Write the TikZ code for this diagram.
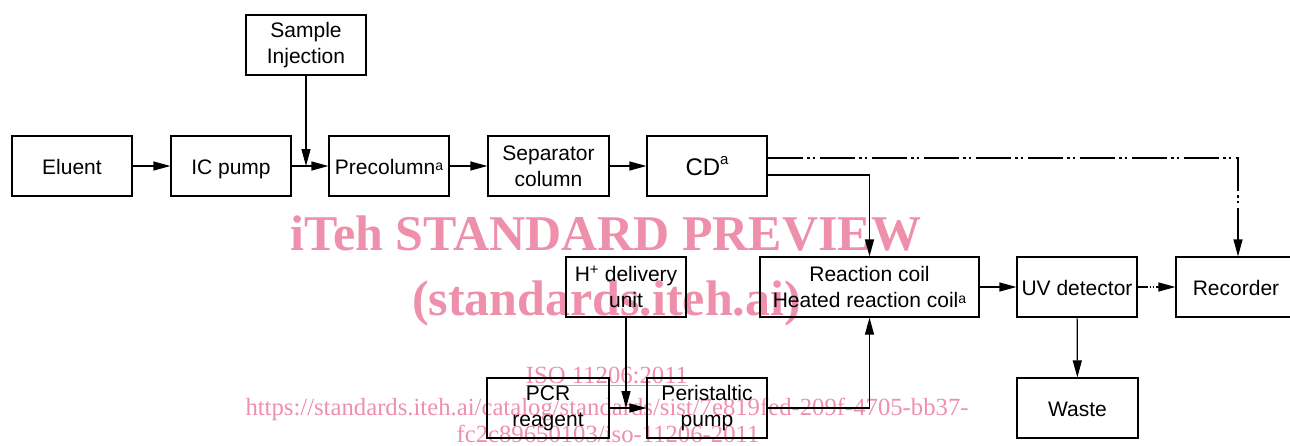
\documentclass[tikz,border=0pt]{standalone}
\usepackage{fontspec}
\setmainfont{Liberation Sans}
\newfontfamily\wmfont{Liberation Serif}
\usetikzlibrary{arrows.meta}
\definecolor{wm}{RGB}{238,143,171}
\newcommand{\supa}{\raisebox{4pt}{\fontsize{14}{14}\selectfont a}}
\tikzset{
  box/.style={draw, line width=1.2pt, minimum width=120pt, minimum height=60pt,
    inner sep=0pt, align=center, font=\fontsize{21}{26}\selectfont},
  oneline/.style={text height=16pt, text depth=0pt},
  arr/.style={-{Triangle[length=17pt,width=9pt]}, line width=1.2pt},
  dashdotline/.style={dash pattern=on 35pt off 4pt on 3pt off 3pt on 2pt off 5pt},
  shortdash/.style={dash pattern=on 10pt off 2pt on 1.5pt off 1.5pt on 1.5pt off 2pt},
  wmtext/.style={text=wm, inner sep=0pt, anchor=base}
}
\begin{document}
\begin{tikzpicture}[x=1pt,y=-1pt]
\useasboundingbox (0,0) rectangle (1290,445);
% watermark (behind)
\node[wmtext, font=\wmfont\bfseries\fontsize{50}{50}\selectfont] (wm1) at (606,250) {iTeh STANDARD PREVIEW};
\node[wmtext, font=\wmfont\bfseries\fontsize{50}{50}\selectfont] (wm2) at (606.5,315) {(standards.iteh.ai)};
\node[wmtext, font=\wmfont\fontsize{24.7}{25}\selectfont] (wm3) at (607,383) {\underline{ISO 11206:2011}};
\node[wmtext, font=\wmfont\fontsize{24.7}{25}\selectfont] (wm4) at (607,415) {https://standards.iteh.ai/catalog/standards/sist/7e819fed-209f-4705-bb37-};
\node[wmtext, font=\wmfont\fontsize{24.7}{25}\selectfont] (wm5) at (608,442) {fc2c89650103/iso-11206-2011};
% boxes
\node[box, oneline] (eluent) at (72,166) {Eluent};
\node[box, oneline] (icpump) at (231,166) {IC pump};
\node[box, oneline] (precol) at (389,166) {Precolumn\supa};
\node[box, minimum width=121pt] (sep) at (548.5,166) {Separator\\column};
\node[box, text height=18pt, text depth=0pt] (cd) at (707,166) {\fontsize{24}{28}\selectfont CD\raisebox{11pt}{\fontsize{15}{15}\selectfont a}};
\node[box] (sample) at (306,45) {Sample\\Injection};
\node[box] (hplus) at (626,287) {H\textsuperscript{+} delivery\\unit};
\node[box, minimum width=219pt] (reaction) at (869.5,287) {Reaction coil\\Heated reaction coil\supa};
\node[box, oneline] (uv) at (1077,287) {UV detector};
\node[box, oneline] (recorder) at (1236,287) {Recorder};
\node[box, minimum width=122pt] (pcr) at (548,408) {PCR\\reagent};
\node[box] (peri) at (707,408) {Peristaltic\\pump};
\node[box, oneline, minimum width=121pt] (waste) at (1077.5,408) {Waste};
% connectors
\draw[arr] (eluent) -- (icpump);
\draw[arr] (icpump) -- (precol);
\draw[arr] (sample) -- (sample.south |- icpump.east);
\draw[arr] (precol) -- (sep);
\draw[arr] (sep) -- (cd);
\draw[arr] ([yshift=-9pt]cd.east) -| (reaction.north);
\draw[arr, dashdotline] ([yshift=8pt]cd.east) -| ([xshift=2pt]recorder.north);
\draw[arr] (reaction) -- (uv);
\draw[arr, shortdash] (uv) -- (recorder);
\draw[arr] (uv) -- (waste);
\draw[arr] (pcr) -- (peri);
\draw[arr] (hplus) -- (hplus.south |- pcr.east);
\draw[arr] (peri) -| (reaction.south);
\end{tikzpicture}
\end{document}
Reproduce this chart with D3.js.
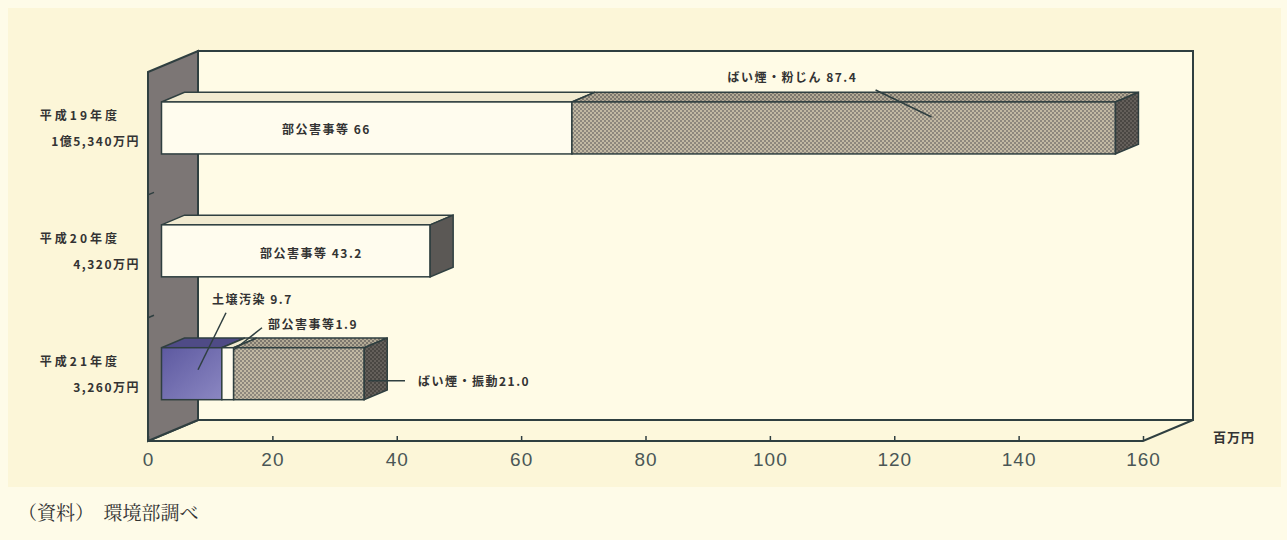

****************

## Do this
The entries above are to be returned exactly, without their pictures.

## Expected output
Write the TikZ code for this diagram.
\documentclass[tikz,border=0pt]{standalone}
\usepackage{fontspec}
\setmainfont{Liberation Sans}
\newfontfamily\wmfont{Liberation Serif}
\usetikzlibrary{arrows.meta}
\definecolor{wm}{RGB}{238,143,171}
\newcommand{\supa}{\raisebox{4pt}{\fontsize{14}{14}\selectfont a}}
\tikzset{
  box/.style={draw, line width=1.2pt, minimum width=120pt, minimum height=60pt,
    inner sep=0pt, align=center, font=\fontsize{21}{26}\selectfont},
  oneline/.style={text height=16pt, text depth=0pt},
  arr/.style={-{Triangle[length=17pt,width=9pt]}, line width=1.2pt},
  dashdotline/.style={dash pattern=on 35pt off 4pt on 3pt off 3pt on 2pt off 5pt},
  shortdash/.style={dash pattern=on 10pt off 2pt on 1.5pt off 1.5pt on 1.5pt off 2pt},
  wmtext/.style={text=wm, inner sep=0pt, anchor=base}
}
\begin{document}
\begin{tikzpicture}[x=1pt,y=-1pt]
\useasboundingbox (0,0) rectangle (1290,445);
% watermark (behind)
\node[wmtext, font=\wmfont\bfseries\fontsize{50}{50}\selectfont] (wm1) at (606,250) {iTeh STANDARD PREVIEW};
\node[wmtext, font=\wmfont\bfseries\fontsize{50}{50}\selectfont] (wm2) at (606.5,315) {(standards.iteh.ai)};
\node[wmtext, font=\wmfont\fontsize{24.7}{25}\selectfont] (wm3) at (607,383) {\underline{ISO 11206:2011}};
\node[wmtext, font=\wmfont\fontsize{24.7}{25}\selectfont] (wm4) at (607,415) {https://standards.iteh.ai/catalog/standards/sist/7e819fed-209f-4705-bb37-};
\node[wmtext, font=\wmfont\fontsize{24.7}{25}\selectfont] (wm5) at (608,442) {fc2c89650103/iso-11206-2011};
% boxes
\node[box, oneline] (eluent) at (72,166) {Eluent};
\node[box, oneline] (icpump) at (231,166) {IC pump};
\node[box, oneline] (precol) at (389,166) {Precolumn\supa};
\node[box, minimum width=121pt] (sep) at (548.5,166) {Separator\\column};
\node[box, text height=18pt, text depth=0pt] (cd) at (707,166) {\fontsize{24}{28}\selectfont CD\raisebox{11pt}{\fontsize{15}{15}\selectfont a}};
\node[box] (sample) at (306,45) {Sample\\Injection};
\node[box] (hplus) at (626,287) {H\textsuperscript{+} delivery\\unit};
\node[box, minimum width=219pt] (reaction) at (869.5,287) {Reaction coil\\Heated reaction coil\supa};
\node[box, oneline] (uv) at (1077,287) {UV detector};
\node[box, oneline] (recorder) at (1236,287) {Recorder};
\node[box, minimum width=122pt] (pcr) at (548,408) {PCR\\reagent};
\node[box] (peri) at (707,408) {Peristaltic\\pump};
\node[box, oneline, minimum width=121pt] (waste) at (1077.5,408) {Waste};
% connectors
\draw[arr] (eluent) -- (icpump);
\draw[arr] (icpump) -- (precol);
\draw[arr] (sample) -- (sample.south |- icpump.east);
\draw[arr] (precol) -- (sep);
\draw[arr] (sep) -- (cd);
\draw[arr] ([yshift=-9pt]cd.east) -| (reaction.north);
\draw[arr, dashdotline] ([yshift=8pt]cd.east) -| ([xshift=2pt]recorder.north);
\draw[arr] (reaction) -- (uv);
\draw[arr, shortdash] (uv) -- (recorder);
\draw[arr] (uv) -- (waste);
\draw[arr] (pcr) -- (peri);
\draw[arr] (hplus) -- (hplus.south |- pcr.east);
\draw[arr] (peri) -| (reaction.south);
\end{tikzpicture}
\end{document}
Reproduce this chart with D3.js.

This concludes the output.